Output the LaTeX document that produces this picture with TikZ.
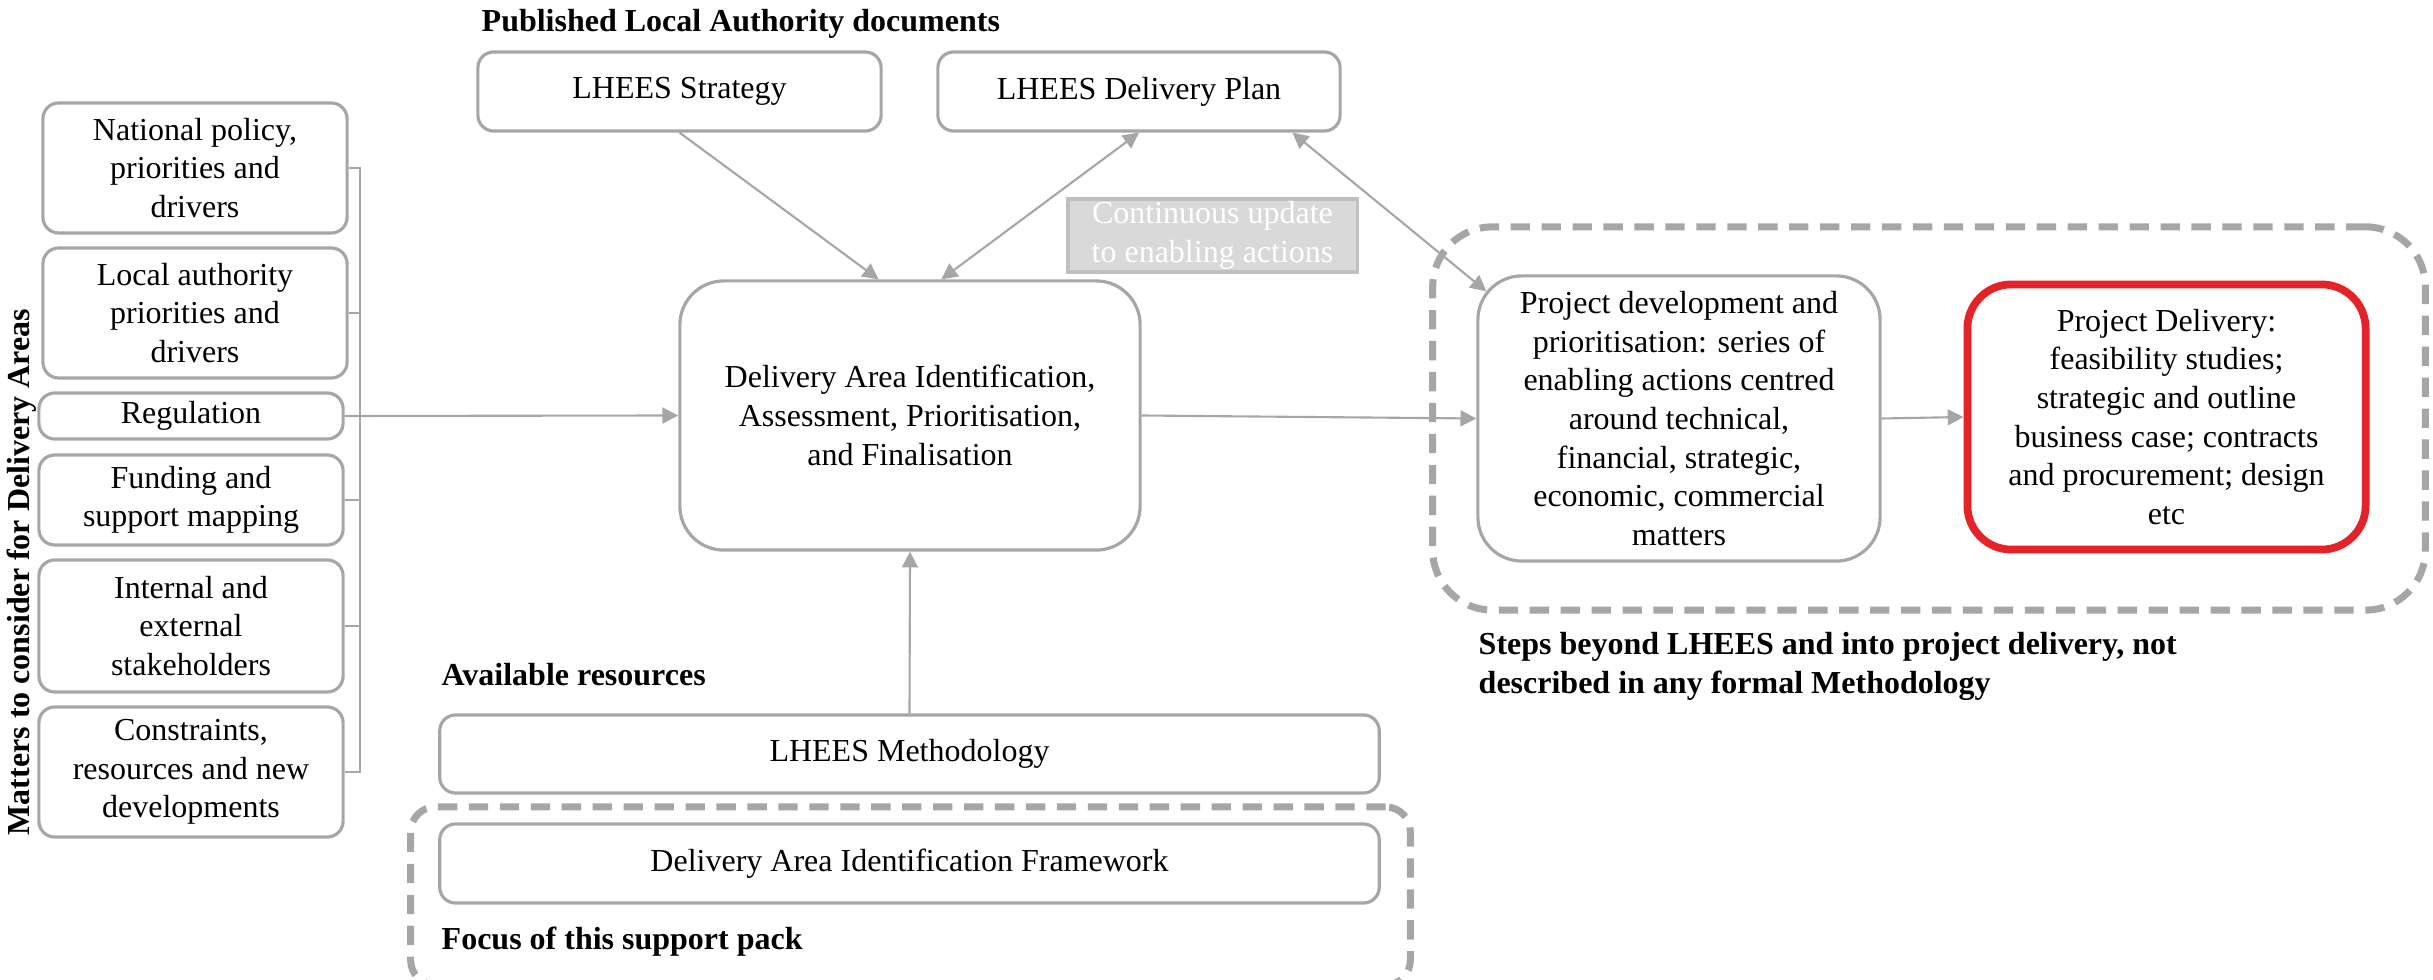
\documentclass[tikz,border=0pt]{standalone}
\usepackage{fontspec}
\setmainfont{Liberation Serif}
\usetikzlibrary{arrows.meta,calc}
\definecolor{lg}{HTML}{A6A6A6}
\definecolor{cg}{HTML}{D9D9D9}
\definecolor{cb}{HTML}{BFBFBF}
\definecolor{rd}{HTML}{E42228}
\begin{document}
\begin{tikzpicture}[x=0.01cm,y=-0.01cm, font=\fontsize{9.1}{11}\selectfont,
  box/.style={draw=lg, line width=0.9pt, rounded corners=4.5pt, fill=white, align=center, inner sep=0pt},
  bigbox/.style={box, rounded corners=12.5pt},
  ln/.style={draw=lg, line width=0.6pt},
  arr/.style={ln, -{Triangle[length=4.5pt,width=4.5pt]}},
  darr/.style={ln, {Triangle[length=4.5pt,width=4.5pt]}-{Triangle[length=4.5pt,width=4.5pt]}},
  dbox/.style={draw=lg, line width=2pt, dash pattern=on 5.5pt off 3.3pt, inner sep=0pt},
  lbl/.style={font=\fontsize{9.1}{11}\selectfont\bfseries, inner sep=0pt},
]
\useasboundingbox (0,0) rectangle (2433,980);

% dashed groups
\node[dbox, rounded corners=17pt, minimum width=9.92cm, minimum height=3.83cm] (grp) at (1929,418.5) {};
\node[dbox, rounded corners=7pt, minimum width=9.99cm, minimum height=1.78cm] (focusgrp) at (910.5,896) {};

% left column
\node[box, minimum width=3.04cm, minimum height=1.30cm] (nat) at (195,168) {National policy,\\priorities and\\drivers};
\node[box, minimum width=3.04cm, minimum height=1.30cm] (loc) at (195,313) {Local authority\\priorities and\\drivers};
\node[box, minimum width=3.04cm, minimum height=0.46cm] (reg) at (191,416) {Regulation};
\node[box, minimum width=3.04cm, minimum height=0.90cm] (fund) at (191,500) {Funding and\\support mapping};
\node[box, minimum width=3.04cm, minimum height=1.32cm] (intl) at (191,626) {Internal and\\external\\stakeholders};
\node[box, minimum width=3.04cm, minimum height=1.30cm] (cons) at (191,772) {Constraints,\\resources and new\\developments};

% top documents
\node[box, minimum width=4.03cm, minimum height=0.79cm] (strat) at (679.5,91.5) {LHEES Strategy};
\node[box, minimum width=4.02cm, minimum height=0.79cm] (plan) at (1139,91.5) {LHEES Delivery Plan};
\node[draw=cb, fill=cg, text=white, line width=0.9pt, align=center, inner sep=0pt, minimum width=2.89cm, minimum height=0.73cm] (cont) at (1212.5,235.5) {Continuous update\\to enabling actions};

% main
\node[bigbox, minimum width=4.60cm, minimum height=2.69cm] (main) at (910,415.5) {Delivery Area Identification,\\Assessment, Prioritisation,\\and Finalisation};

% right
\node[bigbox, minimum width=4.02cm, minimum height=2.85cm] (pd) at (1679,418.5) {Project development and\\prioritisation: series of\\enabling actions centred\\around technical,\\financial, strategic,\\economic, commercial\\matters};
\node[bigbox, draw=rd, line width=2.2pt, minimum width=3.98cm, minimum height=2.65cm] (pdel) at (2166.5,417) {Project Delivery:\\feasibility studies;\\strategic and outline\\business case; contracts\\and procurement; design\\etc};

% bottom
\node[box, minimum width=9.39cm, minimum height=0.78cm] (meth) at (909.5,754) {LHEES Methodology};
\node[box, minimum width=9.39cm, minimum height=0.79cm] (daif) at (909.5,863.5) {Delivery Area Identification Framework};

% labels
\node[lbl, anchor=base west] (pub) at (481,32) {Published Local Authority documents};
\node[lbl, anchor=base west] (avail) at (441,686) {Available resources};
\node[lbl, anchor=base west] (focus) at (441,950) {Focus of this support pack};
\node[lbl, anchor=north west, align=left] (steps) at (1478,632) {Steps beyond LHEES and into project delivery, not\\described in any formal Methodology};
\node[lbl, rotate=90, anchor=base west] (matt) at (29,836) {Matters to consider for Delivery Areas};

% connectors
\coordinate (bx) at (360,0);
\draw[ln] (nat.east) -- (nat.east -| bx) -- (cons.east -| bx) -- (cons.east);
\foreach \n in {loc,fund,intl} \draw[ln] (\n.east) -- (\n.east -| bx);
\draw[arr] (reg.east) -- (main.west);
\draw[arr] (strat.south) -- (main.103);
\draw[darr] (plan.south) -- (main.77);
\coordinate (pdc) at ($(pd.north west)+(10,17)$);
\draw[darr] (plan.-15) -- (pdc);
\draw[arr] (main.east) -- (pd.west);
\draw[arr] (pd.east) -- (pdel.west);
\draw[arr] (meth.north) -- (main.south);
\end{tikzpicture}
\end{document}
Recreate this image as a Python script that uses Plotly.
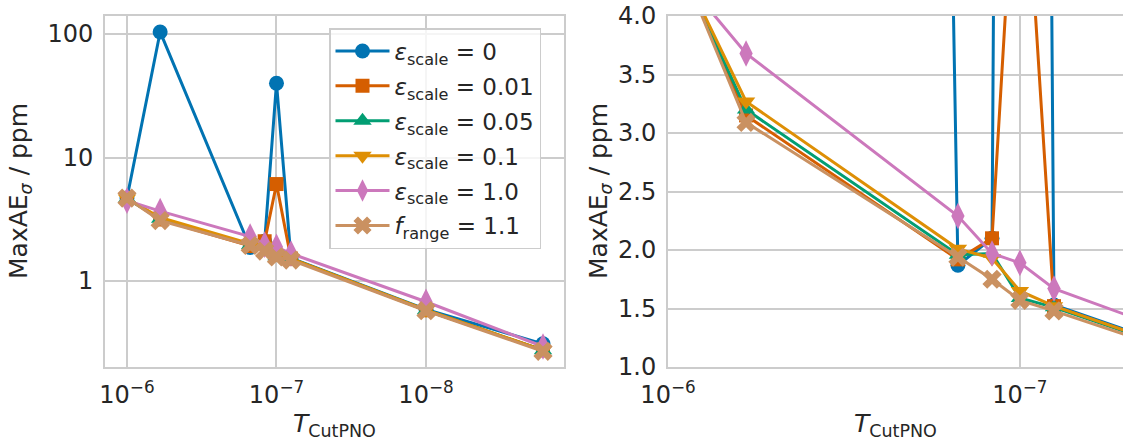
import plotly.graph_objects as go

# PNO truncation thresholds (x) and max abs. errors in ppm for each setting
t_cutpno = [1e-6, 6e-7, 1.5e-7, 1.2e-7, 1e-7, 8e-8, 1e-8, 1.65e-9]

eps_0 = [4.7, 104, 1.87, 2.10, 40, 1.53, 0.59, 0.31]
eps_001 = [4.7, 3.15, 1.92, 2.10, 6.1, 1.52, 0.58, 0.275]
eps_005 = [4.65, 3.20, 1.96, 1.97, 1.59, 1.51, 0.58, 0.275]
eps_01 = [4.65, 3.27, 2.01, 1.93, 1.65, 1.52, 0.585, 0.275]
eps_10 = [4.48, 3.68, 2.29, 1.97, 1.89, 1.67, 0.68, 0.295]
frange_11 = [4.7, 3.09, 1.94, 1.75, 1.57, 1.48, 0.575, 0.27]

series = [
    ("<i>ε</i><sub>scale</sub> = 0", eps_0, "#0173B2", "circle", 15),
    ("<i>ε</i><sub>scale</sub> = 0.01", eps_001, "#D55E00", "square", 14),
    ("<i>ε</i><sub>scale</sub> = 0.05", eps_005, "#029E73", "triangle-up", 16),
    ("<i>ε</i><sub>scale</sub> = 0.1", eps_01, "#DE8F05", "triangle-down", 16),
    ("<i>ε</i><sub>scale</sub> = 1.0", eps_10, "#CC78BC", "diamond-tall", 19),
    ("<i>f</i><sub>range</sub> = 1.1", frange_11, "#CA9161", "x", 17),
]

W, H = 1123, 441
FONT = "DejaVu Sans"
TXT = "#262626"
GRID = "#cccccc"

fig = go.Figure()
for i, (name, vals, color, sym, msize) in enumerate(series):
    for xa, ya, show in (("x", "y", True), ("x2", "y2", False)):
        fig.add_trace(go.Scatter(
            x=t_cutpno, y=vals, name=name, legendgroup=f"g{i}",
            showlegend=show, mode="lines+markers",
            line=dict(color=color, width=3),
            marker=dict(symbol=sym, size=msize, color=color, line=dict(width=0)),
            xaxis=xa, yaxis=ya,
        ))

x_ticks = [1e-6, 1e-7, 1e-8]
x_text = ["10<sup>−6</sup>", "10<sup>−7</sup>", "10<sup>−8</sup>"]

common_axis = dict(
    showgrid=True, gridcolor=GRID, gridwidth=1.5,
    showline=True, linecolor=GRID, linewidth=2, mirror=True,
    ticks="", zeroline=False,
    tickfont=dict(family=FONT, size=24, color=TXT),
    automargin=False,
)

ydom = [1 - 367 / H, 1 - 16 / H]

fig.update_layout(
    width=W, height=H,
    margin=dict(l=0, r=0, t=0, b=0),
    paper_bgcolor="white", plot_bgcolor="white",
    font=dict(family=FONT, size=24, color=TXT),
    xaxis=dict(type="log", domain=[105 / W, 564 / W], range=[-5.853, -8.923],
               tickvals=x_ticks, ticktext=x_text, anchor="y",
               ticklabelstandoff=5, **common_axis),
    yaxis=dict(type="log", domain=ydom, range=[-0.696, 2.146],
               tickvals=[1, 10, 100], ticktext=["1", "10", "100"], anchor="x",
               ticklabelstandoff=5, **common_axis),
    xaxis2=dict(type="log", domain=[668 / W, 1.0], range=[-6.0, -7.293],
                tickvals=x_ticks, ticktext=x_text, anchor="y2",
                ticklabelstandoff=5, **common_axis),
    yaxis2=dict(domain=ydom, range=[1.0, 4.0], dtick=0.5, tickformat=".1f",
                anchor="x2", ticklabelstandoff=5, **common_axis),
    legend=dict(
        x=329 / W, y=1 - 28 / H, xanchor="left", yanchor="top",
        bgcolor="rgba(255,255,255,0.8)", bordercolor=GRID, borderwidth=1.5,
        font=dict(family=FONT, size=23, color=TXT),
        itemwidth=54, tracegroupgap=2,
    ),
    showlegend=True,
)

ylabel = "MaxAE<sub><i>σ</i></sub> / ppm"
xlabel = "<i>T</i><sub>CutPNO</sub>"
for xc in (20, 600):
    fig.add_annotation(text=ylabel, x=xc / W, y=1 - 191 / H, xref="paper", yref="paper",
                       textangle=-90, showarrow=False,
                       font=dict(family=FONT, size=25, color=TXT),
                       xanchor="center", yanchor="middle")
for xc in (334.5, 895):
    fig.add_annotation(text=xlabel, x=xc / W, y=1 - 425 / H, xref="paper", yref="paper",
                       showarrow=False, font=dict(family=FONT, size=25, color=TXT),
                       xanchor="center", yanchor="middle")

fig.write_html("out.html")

_WHAT THE EXERCISE ASKS:_ Copy out only the lines from the one containing "Recreate this image" through the one containing "8e-8, 1e-8, 1.65e-9]", exactly, with both ends. Any picture is left out.

_EXERCISE RESPONSE:_
Recreate this image as a Python script that uses Plotly.
import plotly.graph_objects as go

# PNO truncation thresholds (x) and max abs. errors in ppm for each setting
t_cutpno = [1e-6, 6e-7, 1.5e-7, 1.2e-7, 1e-7, 8e-8, 1e-8, 1.65e-9]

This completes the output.